I died and went to Heaven

in #ocd-resteem5 years ago (edited)

-Let's go to "the Borough" today!

Barely awaken and trying to check out from the couch where my friend got with Red Dead Redemption II. He played well after I went to sleep and either he didn't sleep at all or he woke up together with the roosters of the Queen just to play this one. I was the "bad seed" in the house. Like looking to hook a fish, the day before I lured him to buy it.

-Look man, it's a fucking piece of culture, like a good book. Play this one, trust me.

Sometimes I play the role of the devil when speaking about these big titles and the ones who really listen to me (and they still care about gaming at a later age in life - like I do) tend to listen to me. Then the fights come... or at least I hear about them. The "Netflix&chill" friday evening turns into "just one more mission darling". It's addictive... I know.

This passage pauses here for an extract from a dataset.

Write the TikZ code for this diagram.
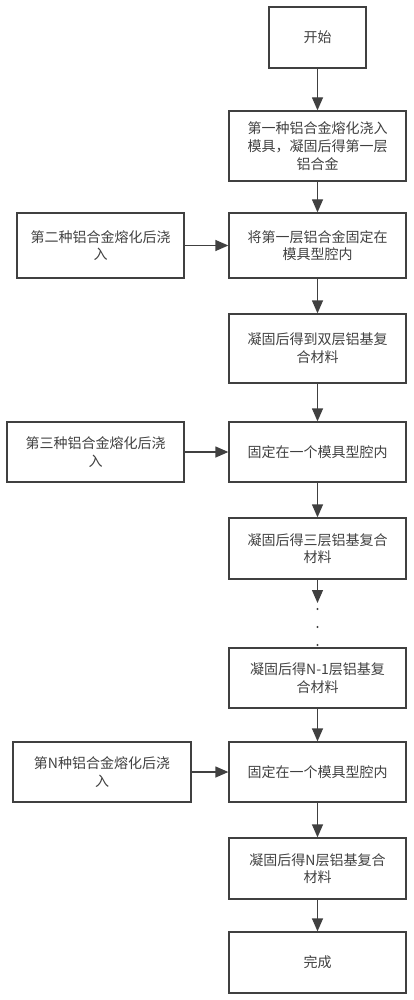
\documentclass[tikz,border=0pt]{standalone}
\usepackage{fontspec}
\newfontfamily\cjk{Noto Sans CJK SC}
\usetikzlibrary{arrows.meta}

\begin{document}
\begin{tikzpicture}[x=1pt, y=-1pt,
  laatikko/.style={draw=black!75, line width=1.3pt, text=black!75, align=center,
    font=\cjk\fontsize{14}{17.7}\selectfont, inner sep=0pt},
  nuoli/.style={draw=black!75, line width=1.3pt, -{Triangle[length=13pt, width=11pt]}}]
\useasboundingbox (0,0) rectangle (413,1000);

%paalaatikot
\node[laatikko, minimum width=97pt, minimum height=61pt] (alku) at (317.5,37.5) {开始};
\node[laatikko, minimum width=177pt, minimum height=70pt] (eka) at (317.5,146) {第一种铝合金熔化浇入\\模具，凝固后得第一层\\铝合金};
\node[laatikko, minimum width=177pt, minimum height=65pt] (kiinnitys1) at (317.5,245.5) {将第一层铝合金固定在\\模具型腔内};
\node[laatikko, minimum width=177pt, minimum height=69pt] (kaksi) at (317.5,348.5) {凝固后得到双层铝基复\\合材料};
\node[laatikko, minimum width=177pt, minimum height=60pt] (kiinnitys2) at (317.5,452) {固定在一个模具型腔内};
\node[laatikko, minimum width=177pt, minimum height=61pt] (kolme) at (317.5,548.5) {凝固后得三层铝基复合\\材料};
\node[laatikko, minimum width=177pt, minimum height=60pt] (nmiinus) at (317.5,678) {凝固后得N-1层铝基复\\合材料};
\node[laatikko, minimum width=177pt, minimum height=60pt] (kiinnitysn) at (317.5,772) {固定在一个模具型腔内};
\node[laatikko, minimum width=177pt, minimum height=61pt] (nkerros) at (317.5,868.5) {凝固后得N层铝基复合\\材料};
\node[laatikko, minimum width=177pt, minimum height=61pt] (valmis) at (317.5,962.5) {完成};

%sivulaatikot
\node[laatikko, minimum width=167pt, minimum height=65pt] (toka) at (100.5,245.5) {第二种铝合金熔化后浇\\入};
\node[laatikko, minimum width=177pt, minimum height=60pt] (kolmas) at (95.5,452) {第三种铝合金熔化后浇\\入};
\node[laatikko, minimum width=178pt, minimum height=60pt] (ntes) at (102,772) {第N种铝合金熔化后浇\\入};

%nuolet
\draw[nuoli] (alku) -- (eka);
\draw[nuoli] (eka) -- (kiinnitys1);
\draw[nuoli] (kiinnitys1) -- (kaksi);
\draw[nuoli] (kaksi) -- (kiinnitys2);
\draw[nuoli] (kiinnitys2) -- (kolme);
\coordinate (pisteet) at (317.5,603);
\draw[nuoli] (kolme) -- (pisteet);
\draw[nuoli] (nmiinus) -- (kiinnitysn);
\draw[nuoli] (kiinnitysn) -- (nkerros);
\draw[nuoli] (nkerros) -- (valmis);
\draw[nuoli] (toka) -- (kiinnitys1);
\draw[nuoli] (kolmas) -- (kiinnitys2);
\draw[nuoli] (ntes) -- (kiinnitysn);

%pisteet
\fill[black!75] (317.5,609) circle (1.1pt) (317.5,627) circle (1.1pt) (317.5,645) circle (1.1pt);

\end{tikzpicture}
\end{document}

-What the fuck is "the Borough"? I asked... being the "peasant" in the room, coming from the poor side of Europe, landing on my friend's couch, I had really no idea what it was.

I have to say that being ignorant sometimes doesn't really bother me at all. Maybe it's just my interior defence system telling me that but it's really nice to be surprised sometimes. Yeah, I'm shameless, I had no idea about "London Borough" and what it packs.

### The Market

... because it is a market, basically.

First of all it's the crowd that hits you. People knowing what they want, struggling to make room to pass and order around idiotic tourists like myself, awing in amazement, not knowing what to look at, pointing camera in all directions, drooling at every bit of goodie in the surroundings.

This "market" had things I haven't seen in my life up close. But I'm now dreaming about them. Everything was so graphically explicit that for me, as a guy who loves aromas and new things in his mouth (and don't give me that look, a'right?!) this was really "food porn".

The ingredients I saw here stuck with me for the rest of my life. I'll never get that freshness and variety in my country. Maybe at these Mega Image concepts where you pay twice the prices in London and get half the quality anyway.

This is one of the oldest markets of London, though this is a "new" establishment if 18th Century can be called "new". It seems it dates back to 1014 but only in 1276 appears in some "official document". Still, the fact is that the whole range of colours on its premises keeps your eyes occupied enough not even to check the architecture. I couldn't even pay attention to anything else than the merchandise. It was like there were naked top models at every stand, my eyes were glued to the stalls.

I guess that for a lot of the people that will read this, the Borough Market is not something new. And to be honest, if this market would've stayed at the level of selling raw materials for your kitchen, I wouldn't have been checking the products as the poor relative from the countryside. After all, I have seen impressive markets, where "variety" was the name of the game, both in Barcelona and Istanbul but there they didn't have the second big chunk of impressive that Borough has:

### The permanent street food

To be honest this is the thing that makes you say "Shut up and take my money!". Everywhere you look there has to be a special sandwich being made with the fresh ingredients resting on the stalls. Over the alley from them, some dudes are cooking seafood in different styles and serving them steaming hot to the curious tourists (like me) that don't even care about the price they're paying for the small casserole in which they give it. It doesn't even matter how much they charge really because the whole atmosphere, combined with the freshness of the goods the citizens in London are lucky enough to get, adding on top the whole steaming thing behind the counters, makes your head spin in a dizzy lust of the taste buds. The whole thing makes you feel like you are not going to catch a casserole because the line is always long and at that moment you, the tourist, decide that it doesn't matter the cost... what's important is the result. So you dig deep inside your pocket, hoping that there is also enough space inside your belly and you pay.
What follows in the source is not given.